Valve-created custom game mode 'Overthrow', where multiple teams fight in a circular arena

‘Our players have already made new bots and new game modes within Awesomenauts’ engine. The most extreme example I have seen is that a modder made a small bullet-hell arena where the player needs to dodge incoming projectiles and attacks. I hope players will come up with all kinds of new things. Two things I’m hoping for in particular are a bunch of diverse and balanced maps for the core Awesomenauts experience, and a really deep co-op wave-defense mode. The whole system around classes and leveling in a MOBA is excellent for such a co-op game mode.”

One thing all four developers we talked to kept bringing up is their excitement at the potential for what will happen next with Dota 2 now that custom games have been added in a fairly comprehensive capacity. While they might be hedging their optimism and not expecting the next mod-turned-global-phenomenon to emerge from the primordial ooze of Dota 2’s custom game scene, they are hopeful it will be a hotbed of interesting game design eperiments.
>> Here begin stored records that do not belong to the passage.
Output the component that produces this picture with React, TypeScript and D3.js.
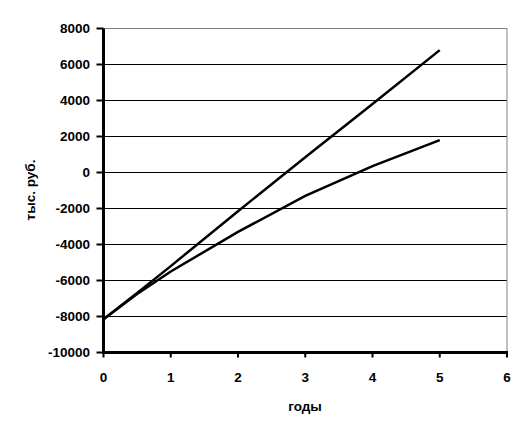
import React from 'react';
import * as d3 from 'd3';

const years = [0, 0.5, 1, 2, 3, 4, 5];
const seriesA = [-8150, -6700, -5200, -2150, 850, 3800, 6800];
const seriesB = [-8150, -6750, -5500, -3300, -1300, 350, 1800];
const xTicks = [0, 1, 2, 3, 4, 5, 6];
const yTicks = [-10000, -8000, -6000, -4000, -2000, 0, 2000, 4000, 6000, 8000];

const W = 529;
const H = 434;
const font = '"Liberation Sans", Arial, sans-serif';

export default function App() {
  const x = d3.scaleLinear().domain([0, 6]).range([103.5, 507]);
  const y = d3.scaleLinear().domain([-10000, 8000]).range([352.5, 28.5]);

  const line = d3
    .line<number>()
    .x((_, i) => x(years[i]))
    .y((d) => y(d));

  return (
    <svg width={W} height={H} style={{ position: 'absolute', left: 0, top: 0, background: '#fff' }}>
      {/* gridlines */}
      {yTicks
        .filter((t) => t > -10000 && t < 8000)
        .map((t) => (
          <line key={t} x1={x(0)} x2={x(6)} y1={y(t)} y2={y(t)} stroke="#000" strokeWidth={1} />
        ))}
      {/* gray frame top/right */}
      <line x1={x(0)} x2={x(6)} y1={y(8000)} y2={y(8000)} stroke="#808080" strokeWidth={1} />
      <line x1={x(6)} x2={x(6)} y1={y(8000)} y2={y(-10000)} stroke="#808080" strokeWidth={1} />

      {/* series */}
      <path d={line(seriesA) || ''} fill="none" stroke="#000" strokeWidth={2.5} />
      <path d={line(seriesB) || ''} fill="none" stroke="#000" strokeWidth={2.5} />

      {/* y axis */}
      <line x1={x(0)} x2={x(0)} y1={y(8000)} y2={y(-10000) + 1.5} stroke="#000" strokeWidth={3} />
      {yTicks.map((t) => (
        <g key={t}>
          <line x1={96.5} x2={x(0)} y1={y(t)} y2={y(t)} stroke="#000" strokeWidth={2} />
          <text
            x={90}
            y={y(t)}
            dy="0.36em"
            textAnchor="end"
            fontFamily={font}
            fontWeight="bold"
            fontSize={13.5}
          >
            {t}
          </text>
        </g>
      ))}

      {/* x axis */}
      <line x1={x(0) - 1.5} x2={x(6) + 1} y1={y(-10000)} y2={y(-10000)} stroke="#000" strokeWidth={3} />
      {xTicks.map((t) => (
        <g key={t}>
          <line x1={x(t)} x2={x(t)} y1={y(-10000)} y2={y(-10000) + 5} stroke="#000" strokeWidth={2} />
          <text
            x={x(t)}
            y={382}
            textAnchor="middle"
            fontFamily={font}
            fontWeight="bold"
            fontSize={13.5}
          >
            {t}
          </text>
        </g>
      ))}

      {/* axis titles */}
      <text x={305} y={411} textAnchor="middle" fontFamily={font} fontWeight="bold" fontSize={13.5}>
        годы
      </text>
      <text
        transform={`translate(35,${190}) rotate(-90)`}
        textAnchor="middle"
        fontFamily={font}
        fontWeight="bold"
        fontSize={13.5}
      >
        тыс. руб.
      </text>
    </svg>
  );
}
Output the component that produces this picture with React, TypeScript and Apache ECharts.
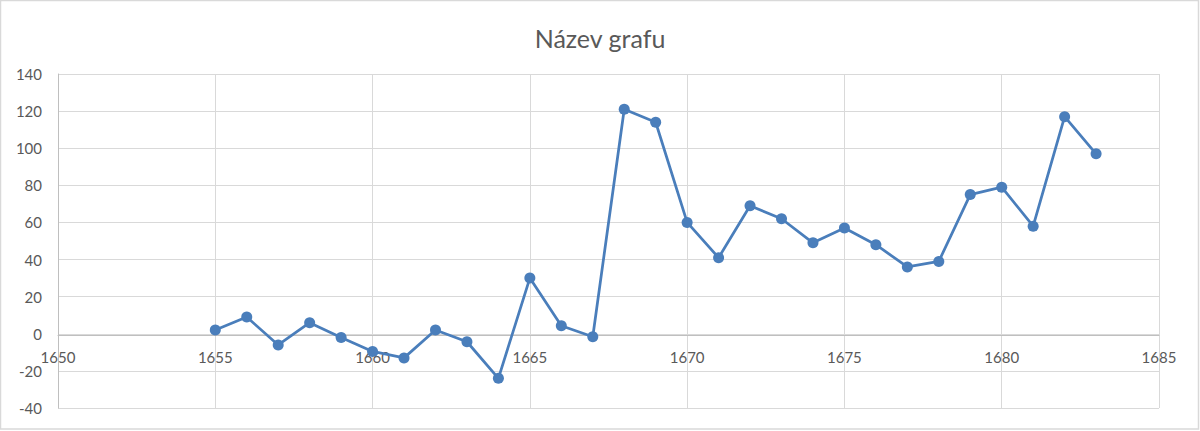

“I’ve played Dota 2 more than almost any other game in recent years, and keeping up with how it’s growing and evolving is almost as interesting as playing it.” Kasavin tells me at the close of our interview. “I also think modding has been a driving force in PC gaming for a very long time, and it’s absolutely worth paying attention to what’s happening there, when talented and dedicated people are motivated to create new or improved ways to play, often without the sorts of financial motivations or constraints that influence most games.’

‘Defense of the Ancients, Minecraft, DayZ, Counter-Strike, Team Fortress… none of these games could have happened in a traditional studio environment. While those are big dramatic one-in-a-billion success stories, there have been many others, and it seems to me that now there can be even more.”